§ **Raw data**
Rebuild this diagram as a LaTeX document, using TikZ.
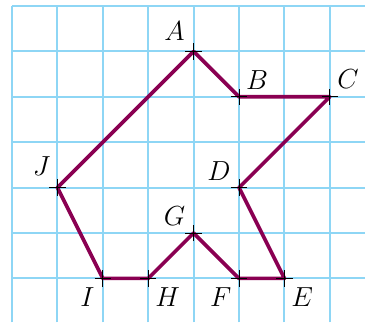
\documentclass[tikz,border=0pt]{standalone}
\usepackage{tikz}
\usetikzlibrary{calc}

\definecolor{gridblue}{RGB}{142,214,245}
\definecolor{polyred}{RGB}{138,0,82}

\begin{document}
\begin{tikzpicture}[
  gridline/.style={draw=gridblue,line width=1.3pt},
  poly/.style={draw=polyred,line width=2.3pt,line join=round},
  tick/.style={draw=black,line width=0.55pt},
  lbl/.style={font=\fontsize{16}{18}\selectfont,inner sep=0pt}
]
\useasboundingbox (-0.264,-0.963) rectangle (7.775,6.132);
\draw[gridline] (0,-0.97) grid (7.8,6);
% vertices
\coordinate (A) at (4,5);
\coordinate (B) at (5,4);
\coordinate (C) at (7,4);
\coordinate (D) at (5,2);
\coordinate (E) at (6,0);
\coordinate (F) at (5,0);
\coordinate (G) at (4,1);
\coordinate (H) at (3,0);
\coordinate (I) at (2,0);
\coordinate (J) at (1,2);
\draw[poly] (A)--(B)--(C)--(D)--(E)--(F)--(G)--(H)--(I)--(J)--cycle;
\foreach \p in {A,B,C,D,E,F,G,H,I,J}{
  \draw[tick] ([xshift=-0.18cm]\p)--([xshift=0.18cm]\p);
  \draw[tick] ([yshift=-0.18cm]\p)--([yshift=0.18cm]\p);
}
% labels
\node[lbl] at ($(A)+(-0.42,0.44)$) {$A$};
\node[lbl] at ($(B)+(0.40,0.37)$) {$B$};
\node[lbl] at ($(C)+(0.40,0.40)$) {$C$};
\node[lbl] at ($(D)+(-0.44,0.37)$) {$D$};
\node[lbl] at ($(E)+(0.39,-0.42)$) {$E$};
\node[lbl] at ($(F)+(-0.40,-0.42)$) {$F$};
\node[lbl] at ($(G)+(-0.42,0.38)$) {$G$};
\node[lbl] at ($(H)+(0.43,-0.42)$) {$H$};
\node[lbl] at ($(I)+(-0.34,-0.42)$) {$I$};
\node[lbl] at ($(J)+(-0.35,0.47)$) {$J$};
\end{tikzpicture}
\end{document}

§ **What to do**
Exclude every picture and copy the remaining data exactly.

§ **The solution**
Rebuild this diagram as a LaTeX document, using TikZ.
\documentclass[tikz,border=0pt]{standalone}
\usepackage{tikz}
\usetikzlibrary{calc}

\definecolor{gridblue}{RGB}{142,214,245}
\definecolor{polyred}{RGB}{138,0,82}

\begin{document}
\begin{tikzpicture}[
  gridline/.style={draw=gridblue,line width=1.3pt},
  poly/.style={draw=polyred,line width=2.3pt,line join=round},
  tick/.style={draw=black,line width=0.55pt},
  lbl/.style={font=\fontsize{16}{18}\selectfont,inner sep=0pt}
]
\useasboundingbox (-0.264,-0.963) rectangle (7.775,6.132);
\draw[gridline] (0,-0.97) grid (7.8,6);
% vertices
\coordinate (A) at (4,5);
\coordinate (B) at (5,4);
\coordinate (C) at (7,4);
\coordinate (D) at (5,2);
\coordinate (E) at (6,0);
\coordinate (F) at (5,0);
\coordinate (G) at (4,1);
\coordinate (H) at (3,0);
\coordinate (I) at (2,0);
\coordinate (J) at (1,2);
\draw[poly] (A)--(B)--(C)--(D)--(E)--(F)--(G)--(H)--(I)--(J)--cycle;
\foreach \p in {A,B,C,D,E,F,G,H,I,J}{
  \draw[tick] ([xshift=-0.18cm]\p)--([xshift=0.18cm]\p);
  \draw[tick] ([yshift=-0.18cm]\p)--([yshift=0.18cm]\p);
}
% labels
\node[lbl] at ($(A)+(-0.42,0.44)$) {$A$};
\node[lbl] at ($(B)+(0.40,0.37)$) {$B$};
\node[lbl] at ($(C)+(0.40,0.40)$) {$C$};
\node[lbl] at ($(D)+(-0.44,0.37)$) {$D$};
\node[lbl] at ($(E)+(0.39,-0.42)$) {$E$};
\node[lbl] at ($(F)+(-0.40,-0.42)$) {$F$};
\node[lbl] at ($(G)+(-0.42,0.38)$) {$G$};
\node[lbl] at ($(H)+(0.43,-0.42)$) {$H$};
\node[lbl] at ($(I)+(-0.34,-0.42)$) {$I$};
\node[lbl] at ($(J)+(-0.35,0.47)$) {$J$};
\end{tikzpicture}
\end{document}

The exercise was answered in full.